Operator, which is subject to a takeover bid from Three, lots 86,000 customers in Q1 but churn remained “market leading” at 0.9pc
O2 saw its revenue fall 1.9 per cent to £1.3 billion in the three months to March 30, but saw Operating Income Before Depreciation and Amortisation (OIBDA) grow 5.5 per cent to £355 million.
The operator blamed the decline in revenue on a continuing market wide slowdown in high-end smartphone sales, which has already impacted the results of the likes Apple.
It saw mobile service revenue increase by 2.6 per cent year-on-year, with a OIBDA margin of 26.3 per cent for the year.

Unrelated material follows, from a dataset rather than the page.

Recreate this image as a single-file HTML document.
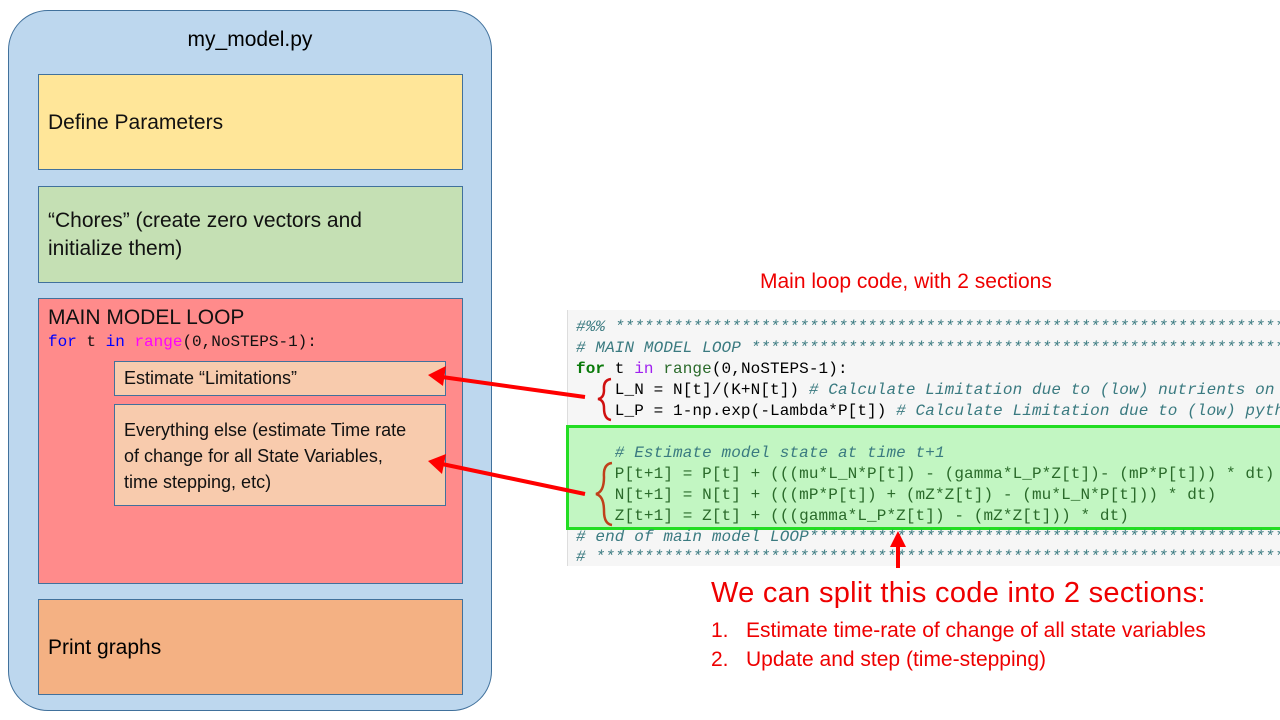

O2 added 115,000 contract customers during the quarter, taking its base to around 14.2 million. But it saw its prepay base decline by 201,000, meaning a total net loss of 86,000 customers for the quarter. Despite this, O2 said churn remains at an “industry leading” 0.9 per cent for contract customers. It’s base sits around the 25 million connections mark overall.
The operator had several major contract wins in the quarter including the Department for Business, Innovation and Skills, SSE, Hays, and it is set to be awarded the contract for the Ministry of Defence.

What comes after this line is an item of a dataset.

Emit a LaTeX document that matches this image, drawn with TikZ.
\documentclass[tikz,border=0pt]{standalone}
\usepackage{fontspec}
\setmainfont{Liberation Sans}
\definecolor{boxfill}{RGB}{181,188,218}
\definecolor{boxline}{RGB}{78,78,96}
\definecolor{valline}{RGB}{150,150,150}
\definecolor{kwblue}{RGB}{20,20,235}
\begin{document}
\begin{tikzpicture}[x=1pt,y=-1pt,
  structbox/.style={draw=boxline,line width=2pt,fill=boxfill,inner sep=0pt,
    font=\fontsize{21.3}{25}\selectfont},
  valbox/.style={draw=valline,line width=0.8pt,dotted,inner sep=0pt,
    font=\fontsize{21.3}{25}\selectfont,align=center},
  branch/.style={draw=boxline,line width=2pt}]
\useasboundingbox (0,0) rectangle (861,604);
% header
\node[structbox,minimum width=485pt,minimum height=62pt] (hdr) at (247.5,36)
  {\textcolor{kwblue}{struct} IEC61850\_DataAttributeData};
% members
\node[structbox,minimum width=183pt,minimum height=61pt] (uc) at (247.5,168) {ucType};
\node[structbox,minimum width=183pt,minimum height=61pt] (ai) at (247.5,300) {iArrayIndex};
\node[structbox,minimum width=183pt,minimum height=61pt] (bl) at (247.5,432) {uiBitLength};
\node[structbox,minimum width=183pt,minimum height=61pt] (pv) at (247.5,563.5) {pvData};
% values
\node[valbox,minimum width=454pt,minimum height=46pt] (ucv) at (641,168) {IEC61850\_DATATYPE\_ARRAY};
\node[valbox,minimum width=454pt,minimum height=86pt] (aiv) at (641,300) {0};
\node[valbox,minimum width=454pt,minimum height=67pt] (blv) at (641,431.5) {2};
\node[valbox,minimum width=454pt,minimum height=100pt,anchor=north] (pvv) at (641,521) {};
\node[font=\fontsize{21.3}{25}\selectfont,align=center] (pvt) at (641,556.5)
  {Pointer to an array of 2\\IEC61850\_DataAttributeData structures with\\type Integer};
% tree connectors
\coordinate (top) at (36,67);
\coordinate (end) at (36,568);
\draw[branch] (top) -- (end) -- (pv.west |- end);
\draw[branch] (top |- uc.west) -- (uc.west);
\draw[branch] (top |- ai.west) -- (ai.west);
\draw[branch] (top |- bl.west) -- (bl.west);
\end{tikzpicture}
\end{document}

The results come as doubts have been cast over O2’s future ownership, with the £10.25 billion takeover bid by Three-owner CK Hutchison widely expected to be declined by the European Commission next month.
O2 CEO Ronan Dunne said: “In what is a traditionally quiet quarter for the market we have continued to compete fiercely by differentiating our services and giving more back to our customers.
“As result, our customer loyalty remains market leading. We will continue to innovate and differentiate in the market and remain impossible to ignore.”